A sensible rollout does not start by turning AI loose on the entire test portfolio. Start with a focused workflow.

Phase 1: Pick a stable, valuable user journey

Choose something important but not chaotic. Good examples include login, invite user, update profile, create project, add item to cart, or export report. Avoid brand-new features still changing daily.

Phase 2: Generate or create the first test

Use AI test creation to produce a first version. Review it as a team. Improve assertions, remove unnecessary steps, and clarify data setup.

Phase 3: Run it repeatedly in CI or scheduled execution

A test only proves its value over repeated runs. Watch for timing issues, data drift, and environment failures.

Phase 4: Introduce controlled UI changes

Change a locator, class, wrapper, or nearby element in a staging branch. Observe whether self-healing recovers correctly and whether the healing record is understandable.

Phase 5: Define acceptance rules

Decide when a generated test can join the main suite and when a healed locator can be accepted permanently. Write down simple rules so the team does not debate every case from scratch.

Example policy:

ai_test_policy:
  generated_tests:
    require_review: true
    minimum_assertions: 1
    critical_flows_require_owner_approval: true
  self_healing:
    allow_run_continuation: true
    require_review_for_critical_flows: true
    reject_heal_when_intent_changes: true

The policy does not need to be elaborate. It just needs to make expectations explicit.

Final verdict: different tools for different automation costs

AI test creation and self-healing tests solve two different automation costs. AI test creation reduces the cost of producing tests. Self-healing reduces the cost of maintaining them when the UI changes. Treating them as competitors misses the point. In a healthy AI QA strategy, they are complementary.

For QA managers, the comparison should focus on lifecycle economics: how quickly can the team create meaningful coverage, and how much effort is required to keep that coverage trustworthy? For automation engineers, the comparison should focus on inspectability, deterministic execution, locator quality, review workflows, and failure behavior.

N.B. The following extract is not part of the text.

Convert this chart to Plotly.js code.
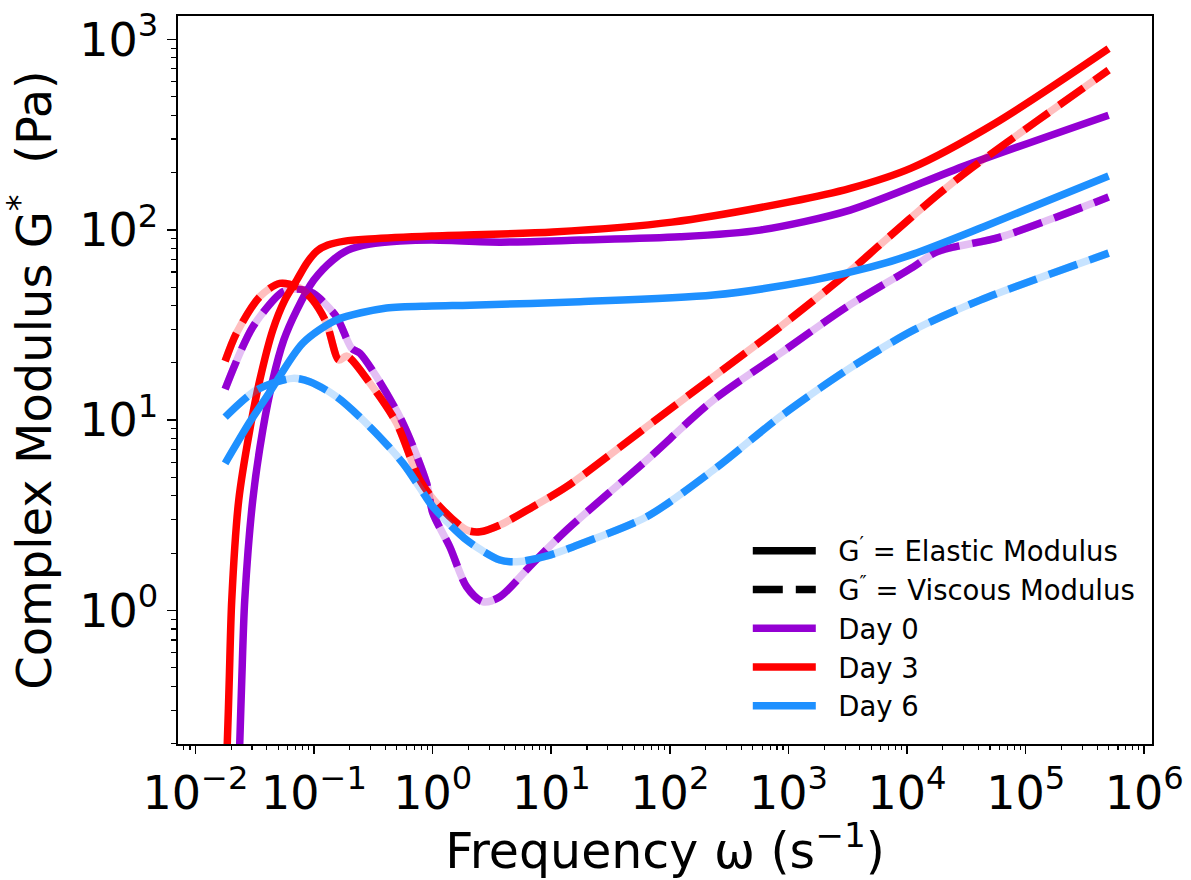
<!DOCTYPE html>
<html>
<head>
<meta charset="utf-8">
<script src="https://cdn.plot.ly/plotly-3.0.1.min.js"></script>
<style>
  html, body { margin: 0; padding: 0; background: #ffffff; }
  #chart { width: 1191px; height: 880px; }
</style>
</head>
<body>
<div id="chart"></div>
<script>
// ---------------- data ----------------
// Day 0
const day0_Gp_freq = [0.02341, 0.02363, 0.02458, 0.02605, 0.03043, 0.03696, 0.04488, 0.05557, 0.07154, 0.09954, 0.1440, 0.1927, 0.2956, 0.5294, 0.985, 3.69, 17.46, 121.8, 576, 3311, 31920, 500000];
const day0_Gp      = [0.164, 0.199, 0.4315, 1.135, 3.805, 8.87, 16.24, 26.35, 37.87, 54.43, 69.34, 78.23, 84.13, 87.24, 88.3, 86.1, 88.3, 91.9, 99.6, 126.9, 218.6, 400];
const day0_Gpp_freq = [0.0178, 0.03043, 0.0545, 0.0711, 0.0976, 0.1547, 0.207, 0.243, 0.3365, 0.561, 0.889, 1.004, 1.397, 1.933, 2.652, 3.69, 7.01, 13.48, 63.8, 232.6, 849, 3105, 11320, 17830, 60950, 500000];
const day0_Gpp      = [14.57, 30.9, 47.3, 48.8, 46.5, 34.9, 23.9, 22.5, 16.9, 9.66, 4.67, 3.25, 2.156, 1.333, 1.112, 1.182, 1.776, 2.648, 6.17, 12.75, 22.4, 39.4, 63.9, 76.6, 91.6, 148.5];

// Day 3
const day3_Gp_freq = [0.01819, 0.01855, 0.01928, 0.02024, 0.02318, 0.02871, 0.03486, 0.04488, 0.05665, 0.07154, 0.08687, 0.1055, 0.1306, 0.1817, 0.2956, 0.985, 10.33, 104.2, 1051, 3311, 10820, 55300, 500000];
const day3_Gp      = [0.164, 0.199, 0.4315, 1.135, 3.805, 8.87, 16.24, 29.73, 42.74, 54.43, 66.86, 77.3, 83.1, 87.2, 89.37, 92.7, 97.3, 109.7, 140.5, 165.0, 210.9, 363, 895];
const day3_Gpp_freq = [0.0178, 0.0222, 0.03486, 0.0514, 0.0759, 0.0976, 0.1274, 0.1618, 0.189, 0.2954, 0.496, 0.78, 1.151, 1.933, 2.503, 3.69, 7.01, 13.48, 63.8, 232.6, 849, 3311, 5960, 18300, 35000, 126000, 500000];
const day3_Gpp      = [20.43, 28.7, 44.5, 52.3, 49.4, 42.7, 32.4, 20.7, 21.7, 15.66, 9.66, 4.85, 3.51, 2.648, 2.594, 2.812, 3.51, 4.47, 9.23, 16.9, 30.9, 60.8, 83.8, 153.5, 210.9, 375, 690];

// Day 6
const day6_Gp_freq = [0.0178, 0.0287, 0.04233, 0.0804, 0.1547, 0.4087, 0.985, 2.06, 17.46, 232.6, 1622, 4900, 11250, 43800, 500000];
const day6_Gp      = [5.93, 9.77, 14.05, 25.4, 33.6, 38.8, 39.8, 40.2, 41.9, 45.4, 54.4, 63.6, 74.5, 103.5, 191.5];
const day6_Gpp_freq = [0.0178, 0.0327, 0.0662, 0.0921, 0.1547, 0.2954, 0.561, 0.889, 1.004, 1.933, 3.69, 5.11, 9.75, 18.51, 63.8, 232.6, 849, 3105, 11320, 41360, 500000];
const day6_Gpp      = [10.38, 14.39, 16.58, 15.91, 13.27, 9.23, 5.95, 3.90, 3.51, 2.346, 1.842, 1.804, 1.957, 2.262, 3.11, 5.47, 10.42, 18.33, 29.7, 42.7, 75.4];

// labels
const dayNames = ["Day 0", "Day 3", "Day 6"];
const modulusNames = ["G<sup>′</sup> = Elastic Modulus", "G<sup>″</sup> = Viscous Modulus"];
const xTickVals = [1e-2, 1e-1, 1e0, 1e1, 1e2, 1e3, 1e4, 1e5, 1e6];
const xTickText = ["10<sup>−2</sup>", "10<sup>−1</sup>", "10<sup>0</sup>", "10<sup>1</sup>", "10<sup>2</sup>", "10<sup>3</sup>", "10<sup>4</sup>", "10<sup>5</sup>", "10<sup>6</sup>"];
const yTickVals = [1e0, 1e1, 1e2, 1e3];
const yTickText = ["10<sup>0</sup>", "10<sup>1</sup>", "10<sup>2</sup>", "10<sup>3</sup>"];

// ---------------- styling ----------------
const colors = ["#9400D3", "#FF0000", "#1E90FF"];
const lightColors = ["rgba(148,0,211,0.25)", "rgba(255,0,0,0.25)", "rgba(30,144,255,0.25)"];
const LW = 7.5;
const DASH = "30px,13px";
const FONT = "DejaVu Sans, Liberation Sans, sans-serif";
const PAD = "\u00A0\u00A0";

const series = [
  { gpx: day0_Gp_freq, gp: day0_Gp, gppx: day0_Gpp_freq, gpp: day0_Gpp },
  { gpx: day3_Gp_freq, gp: day3_Gp, gppx: day3_Gpp_freq, gpp: day3_Gpp },
  { gpx: day6_Gp_freq, gp: day6_Gp, gppx: day6_Gpp_freq, gpp: day6_Gpp }
];

const traces = [];
series.forEach((s, i) => {
  traces.push({ x: s.gpx, y: s.gp, mode: "lines", showlegend: false, hoverinfo: "skip",
    line: { color: colors[i], width: LW, shape: "spline", smoothing: 0.8 } });
  traces.push({ x: s.gppx, y: s.gpp, mode: "lines", showlegend: false, hoverinfo: "skip",
    line: { color: lightColors[i], width: LW, shape: "spline", smoothing: 0.8 } });
  traces.push({ x: s.gppx, y: s.gpp, mode: "lines", showlegend: false, hoverinfo: "skip",
    line: { color: colors[i], width: LW, dash: DASH, shape: "spline", smoothing: 0.8 } });
});

// legend entries
traces.push({ x: [null], y: [null], mode: "lines", name: PAD + modulusNames[0], line: { color: "#000000", width: LW } });
traces.push({ x: [null], y: [null], mode: "lines", name: PAD + modulusNames[1], line: { color: "#000000", width: LW, dash: DASH } });
dayNames.forEach((d, i) => {
  traces.push({ x: [null], y: [null], mode: "lines", name: PAD + d, line: { color: colors[i], width: LW } });
});

// minor ticks (decoration of the log axes)
function minorTicks(lo, hi) {
  const v = [];
  for (let e = lo; e <= hi; e++) for (let m = 2; m <= 9; m++) v.push(m * Math.pow(10, e));
  return v;
}

const layout = {
  width: 1191, height: 880,
  margin: { l: 178, r: 39, t: 16, b: 136, pad: 0 },
  paper_bgcolor: "#ffffff", plot_bgcolor: "#ffffff",
  font: { family: FONT, color: "#000000", size: 26 },
  showlegend: true,
  legend: {
    x: 0.585, y: 0.299, xanchor: "left", yanchor: "top",
    bgcolor: "rgba(255,255,255,0)", borderwidth: 0,
    font: { family: FONT, size: 27.5, color: "#000000" },
    itemwidth: 63, tracegroupgap: 0
  },
  xaxis: {
    type: "log", range: [-2.147, 6.065],
    showgrid: false, zeroline: false,
    showline: true, linecolor: "#000000", linewidth: 1.6, mirror: true,
    ticks: "outside", ticklen: 8, tickwidth: 1.6, tickcolor: "#000000",
    tickvals: xTickVals, ticktext: xTickText,
    tickfont: { family: FONT, size: 46, color: "#000000" },
    minor: { tickvals: minorTicks(-3, 5), ticks: "outside", ticklen: 4.5, tickwidth: 1.1, tickcolor: "#000000", showgrid: false },
    title: { text: "Frequency ω (s<sup>−1</sup>)", font: { family: FONT, size: 49, color: "#000000" }, standoff: 16 }
  },
  yaxis: {
    type: "log", range: [-0.701, 3.123],
    showgrid: false, zeroline: false,
    showline: true, linecolor: "#000000", linewidth: 1.6, mirror: true,
    ticks: "outside", ticklen: 9, tickwidth: 1.6, tickcolor: "#000000",
    tickvals: yTickVals, ticktext: yTickText,
    tickfont: { family: FONT, size: 46, color: "#000000" },
    minor: { tickvals: minorTicks(-1, 3), ticks: "outside", ticklen: 5, tickwidth: 1.1, tickcolor: "#000000", showgrid: false },
    title: { text: "Complex Modulus G<sup>*</sup>  (Pa)", font: { family: FONT, size: 48, color: "#000000" }, standoff: 18 }
  }
};

Plotly.newPlot("chart", traces, layout, { staticPlot: true, displayModeBar: false });
</script>
</body>
</html>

Endtest is a credible example of the combined approach because its AI Test Creation Agent creates editable platform-native tests, and its self-healing capability can recover from locator changes across different test authoring sources. That does not remove the need for thoughtful test design, but it does reduce two of the most persistent sources of UI automation friction: getting tests written and keeping them alive.

The practical takeaway is simple: use AI to accelerate the mechanical parts of test automation, but keep humans responsible for intent. Let AI help create the first draft. Let self-healing handle routine locator churn. Then make review, assertions, data setup, and risk-based prioritization the parts your team refuses to automate blindly.